In this initial work, we noted two potently cytotoxic marine natural products that appeared repeatedly. These were the complex macrolide polyethers halichondrin B and homohalichondrin B (75, 76). These natural products were specifically examined for interactions with tubulin and for antimitotic activity, and such properties were confirmed (6). This work demonstrated that the halichondrin B noncompetitively inhibited the binding of vinblastine to tubulin, and thus these agents may bind at a unique site on the protein.

This success led us to examine compounds on the five lists with structures we considered novel for antimitotic agents for effects on in vitro tubulin polymerization (7). Positive and negative compounds in this assay were then evaluated in terms of their cytotoxicity with the human tumor cell lines and in terms of their PCC values relative to the five seeds. This analysis led us to conclude that the COMPARE algorithm would yield optimal results with antimitotic agents if we imposed two restrictions on the compounds selected with any seed. First, the PCC should be at least 0.6. Second, these initial results indicated that compounds with low cytotoxicity generally did not greatly affect tubulin polymerization. Therefore, we imposed as a second criterion that selected compounds have a GI50 value of 1 µ M or less in the original screen with HL-60 (TB) human leukemia cells.

We then performed our “definitive” searches of the overall database in late 1990 at a time when over 7000 compounds had been screened. We used nine seeds (vinblastine, colchicine, podophyllotoxin, vincristine, paclitaxel, maytansine, dolastatin 10, rhizoxin, and combretastatin A-4). Beside the seeds themselves, 73 compounds in the database met the criteria summarized previously. Among these compounds were 13 analogues of podophyllotoxin, 3 of colchicine, 9 of dolastatin 10, 7 of combretastatin A-4, 3 of paclitaxel, 3 of carbamates, and 2 of benzylbenzodioxole derivatives. There were 32 structurally novel compounds representing 19 distinct chemical species. Two of these were halichondrin B and homohalichondrin B, which had been identified by seven of the seeds. Because halichondrin B may have a unique binding site on tubulin (6), we used it as well as a seed for COMPARE but no additional compounds were selected from the database.

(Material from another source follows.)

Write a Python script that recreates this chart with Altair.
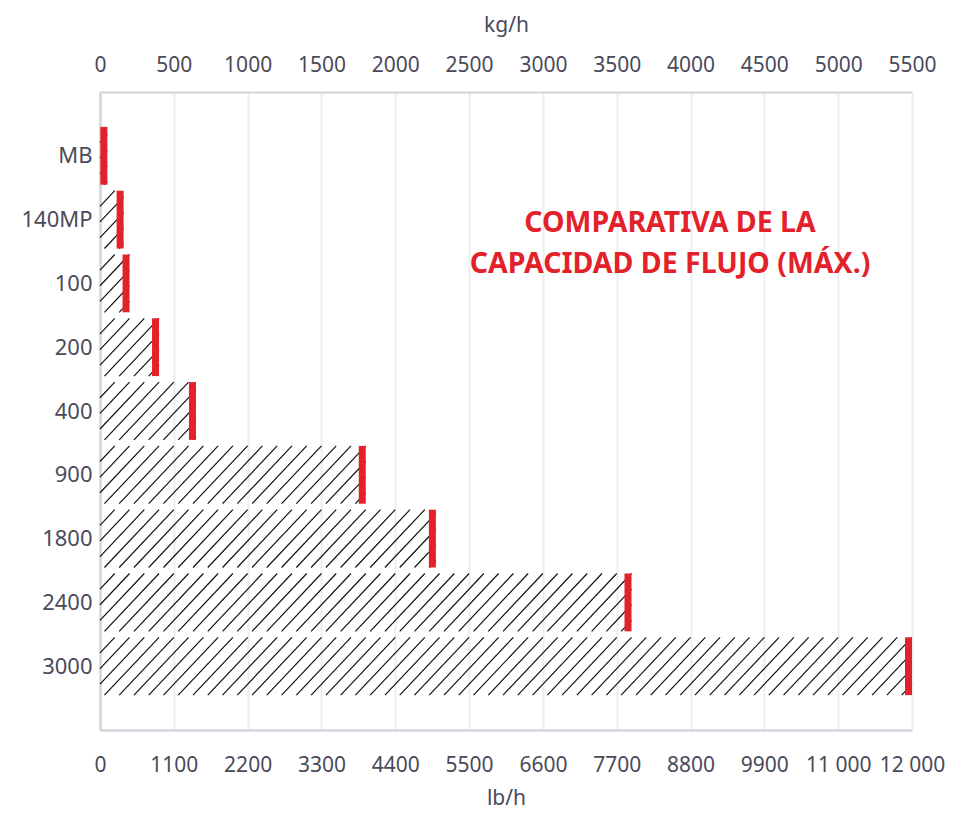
import altair as alt
import pandas as pd

# ---- data ----
names = ["MB", "140MP", "100", "200", "400", "900", "1800", "2400", "3000"]
kg_h = [50, 160, 200, 400, 650, 1800, 2275, 3600, 5500]
kg_ticks = [0, 500, 1000, 1500, 2000, 2500, 3000, 3500, 4000, 4500, 5000, 5500]
lb_labels = ["0", "1100", "2200", "3300", "4400", "5500", "6600", "7700",
             "8800", "9900", "11 000", "12 000"]
title_lines = ["COMPARATIVA DE LA", "CAPACIDAD DE FLUJO (MÁX.)"]

df = pd.DataFrame({"name": names, "idx": list(range(len(names))), "kg": kg_h})

# ---- style ----
RED = "#e3212a"
TXT = "#4a4a5a"
AXC = "#d4d4dc"
GRID = "#eeeef2"
FONT = "Noto Sans"
W, H = 812, 638
HALF = 0.453          # half bar thickness in row units
RUN = 370             # hatch horizontal run (kg units) across bar height
STEP = 100            # hatch spacing (kg units)

name_expr = "[" + ",".join("'%s'" % n for n in names) + "][round(datum.value)]"
lb_expr = "[" + ",".join("'%s'" % s for s in lb_labels) + "][round(datum.value/500)]"

xscale = alt.Scale(domain=[0, 5500], nice=False, zero=True)
yscale = alt.Scale(domain=[-1, 9], nice=False, zero=False, reverse=True)
yaxis = alt.Axis(values=list(range(len(names))), labelExpr=name_expr, title=None,
                 grid=False, ticks=False, tickSize=0, domain=True, domainColor=AXC,
                 domainWidth=2.5, labelFont=FONT, labelFontSize=22, labelColor=TXT,
                 labelPadding=8)

top_axis = alt.Axis(orient="top", values=kg_ticks, format="d", title="kg/h",
                    grid=True, gridColor=GRID, gridWidth=2, ticks=False, tickSize=0,
                    domain=True, domainColor=AXC, domainWidth=2,
                    labelFont=FONT, labelFontSize=21, labelColor=TXT, labelPadding=17,
                    labelOverlap=False, labelFlush=False,
                    titleFont=FONT, titleFontSize=21, titleFontWeight="normal",
                    titleColor=TXT, titlePadding=19)
bottom_axis = alt.Axis(orient="bottom", values=kg_ticks, labelExpr=lb_expr, title="lb/h",
                       grid=False, ticks=False, tickSize=0,
                       domain=True, domainColor=AXC, domainWidth=2.5,
                       labelFont=FONT, labelFontSize=21, labelColor=TXT, labelPadding=24,
                       labelOverlap=False, labelFlush=False,
                       titleFont=FONT, titleFontSize=21, titleFontWeight="normal",
                       titleColor=TXT, titlePadding=12)

base = alt.Chart(df)

hatch = base.transform_calculate(
    offs=f"sequence({-RUN}, datum.kg, {STEP})"
).transform_flatten(["offs"]).transform_calculate(
    xa="max(datum.offs, 0)",
    xb=f"min(datum.offs + {RUN}, datum.kg)",
).transform_filter("datum.xb > datum.xa").transform_calculate(
    ya=f"datum.idx + {HALF} - (datum.xa - datum.offs) / {RUN} * {2*HALF}",
    yb=f"datum.idx + {HALF} - (datum.xb - datum.offs) / {RUN} * {2*HALF}",
).mark_rule(color="#111111", strokeWidth=1.2).encode(
    x=alt.X("xa:Q", scale=xscale, axis=top_axis),
    x2="xb:Q",
    y=alt.Y("ya:Q", scale=yscale, axis=yaxis),
    y2="yb:Q",
)

cap = base.transform_calculate(
    y0=f"datum.idx - {HALF}", y1=f"datum.idx + {HALF}"
).mark_rule(color=RED, strokeWidth=7, xOffset=-3.5, strokeCap="butt").encode(
    x=alt.X("kg:Q", scale=xscale, axis=bottom_axis),
    y=alt.Y("y0:Q", scale=yscale, axis=yaxis),
    y2="y1:Q",
)

title = alt.Chart(pd.DataFrame({"t": [0]})).mark_text(
    text=title_lines, font=FONT, fontSize=28.5, fontWeight="bold", color=RED,
    align="center", baseline="middle", lineHeight=41,
).encode(x=alt.value(570), y=alt.value(131))

chart = alt.layer(hatch, cap, title).resolve_axis(x="independent").properties(
    width=W, height=H,
    autosize=alt.AutoSizeParams(type="none"),
    padding={"left": 92, "top": 84, "right": 50, "bottom": 80},
).configure_view(stroke=None)

chart.save("out.html", embed_options={"renderer": "svg", "actions": False})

The antitubulin and antimitotic properties of the other 30 compounds, including their structures, have been presented in detail elsewhere (7). In summary, 20 compounds (representing 11 distinct chemical species) were effective inhibitors of tubulin polymerization and caused the accumulation of cells arrested in mitosis in tissue culture. These were all synthetic compounds with relatively simple chemical structures, and they all interfered with the binding of colchicine to tubulin. All but one of these compounds were identified by at least six seeds, and the remaining compound was identified by a single seed. One compound, identified by a single seed, weakly inhibited tubulin polymerization and colchicine binding, but we could not demonstrate accumulation of mitotic cells with this agent even though it was cytotoxic. Seven compounds, representing four chemical groups, had no affect on tubulin polymerization or accumulation of cells arrested in mitosis. Only one of these agents was identified by multiple seeds, and we were unable to confirm the cytotoxicity observed in the original screening studies. This finding suggests that this compound was chemically unstable. Finally, two compounds were particularly interesting. These two agents, one of which was tritylcysteine, were identified by multiple seeds, and they both caused the accumulation of cells arrested in mitosis in tissue culture. Neither compound interacted with tubulin in vitro. Further studies are required to determine whether microtubules are the cellular target of these two compounds or whether their target is another cellular component involved in the mitotic process.

Therefore, we conclude that we have established a reasonable scheme of using COMPARE to identify new antimitotic compounds that have a high probability of interacting with tubulin. Our overall data indicate that we could reduce the number of false positives found with COMPARE by adding a third criterion, identification by more than four seeds. We hesitate to do this, however, because the potent antimitotic natural product dolastatin 15 (70) was found with only two seeds.